Task goal: Give back the full listing verbatim, apart from its images.

Data lines:
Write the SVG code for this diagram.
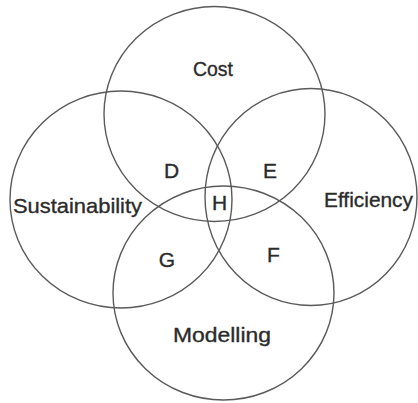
<svg xmlns="http://www.w3.org/2000/svg" width="418" height="403" viewBox="0 0 418 403">
  <style>
    .ring { fill: none; stroke: #5a5a5a; stroke-width: 1.4; }
    .label { font-family: "Liberation Sans", Arial, sans-serif; font-size: 21px; fill: #2b2b2b; stroke: #2b2b2b; stroke-width: 0.35; text-anchor: middle; }
  </style>
  <rect width="418" height="403" fill="#fff"/>
  <g id="sets">
    <g id="cost">
      <ellipse class="ring" cx="214.5" cy="114" rx="110.5" ry="107.5"/>
      <text class="label" x="213" y="76" textLength="40" lengthAdjust="spacingAndGlyphs">Cost</text>
    </g>
    <g id="sustainability">
      <ellipse class="ring" cx="121" cy="199.5" rx="111" ry="108.5"/>
      <text class="label" x="77.5" y="213" textLength="129" lengthAdjust="spacingAndGlyphs">Sustainability</text>
    </g>
    <g id="efficiency">
      <ellipse class="ring" cx="311" cy="197" rx="106" ry="108.5"/>
      <text class="label" x="368.5" y="207" textLength="89" lengthAdjust="spacingAndGlyphs">Efficiency</text>
    </g>
    <g id="modelling">
      <ellipse class="ring" cx="223.5" cy="293" rx="110.5" ry="107"/>
      <text class="label" x="222" y="342" textLength="98" lengthAdjust="spacingAndGlyphs">Modelling</text>
    </g>
  </g>
  <g id="regions">
    <g id="region-d"><text class="label" x="171.5" y="178">D</text></g>
    <g id="region-e"><text class="label" x="270" y="178">E</text></g>
    <g id="region-h"><text class="label" x="219.5" y="210">H</text></g>
    <g id="region-g"><text class="label" x="167" y="267">G</text></g>
    <g id="region-f"><text class="label" x="273.5" y="262">F</text></g>
  </g>
</svg>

Solution to the exercise:
Write the SVG code for this diagram.
<svg xmlns="http://www.w3.org/2000/svg" width="418" height="403" viewBox="0 0 418 403">
  <style>
    .ring { fill: none; stroke: #5a5a5a; stroke-width: 1.4; }
    .label { font-family: "Liberation Sans", Arial, sans-serif; font-size: 21px; fill: #2b2b2b; stroke: #2b2b2b; stroke-width: 0.35; text-anchor: middle; }
  </style>
  <rect width="418" height="403" fill="#fff"/>
  <g id="sets">
    <g id="cost">
      <ellipse class="ring" cx="214.5" cy="114" rx="110.5" ry="107.5"/>
      <text class="label" x="213" y="76" textLength="40" lengthAdjust="spacingAndGlyphs">Cost</text>
    </g>
    <g id="sustainability">
      <ellipse class="ring" cx="121" cy="199.5" rx="111" ry="108.5"/>
      <text class="label" x="77.5" y="213" textLength="129" lengthAdjust="spacingAndGlyphs">Sustainability</text>
    </g>
    <g id="efficiency">
      <ellipse class="ring" cx="311" cy="197" rx="106" ry="108.5"/>
      <text class="label" x="368.5" y="207" textLength="89" lengthAdjust="spacingAndGlyphs">Efficiency</text>
    </g>
    <g id="modelling">
      <ellipse class="ring" cx="223.5" cy="293" rx="110.5" ry="107"/>
      <text class="label" x="222" y="342" textLength="98" lengthAdjust="spacingAndGlyphs">Modelling</text>
    </g>
  </g>
  <g id="regions">
    <g id="region-d"><text class="label" x="171.5" y="178">D</text></g>
    <g id="region-e"><text class="label" x="270" y="178">E</text></g>
    <g id="region-h"><text class="label" x="219.5" y="210">H</text></g>
    <g id="region-g"><text class="label" x="167" y="267">G</text></g>
    <g id="region-f"><text class="label" x="273.5" y="262">F</text></g>
  </g>
</svg>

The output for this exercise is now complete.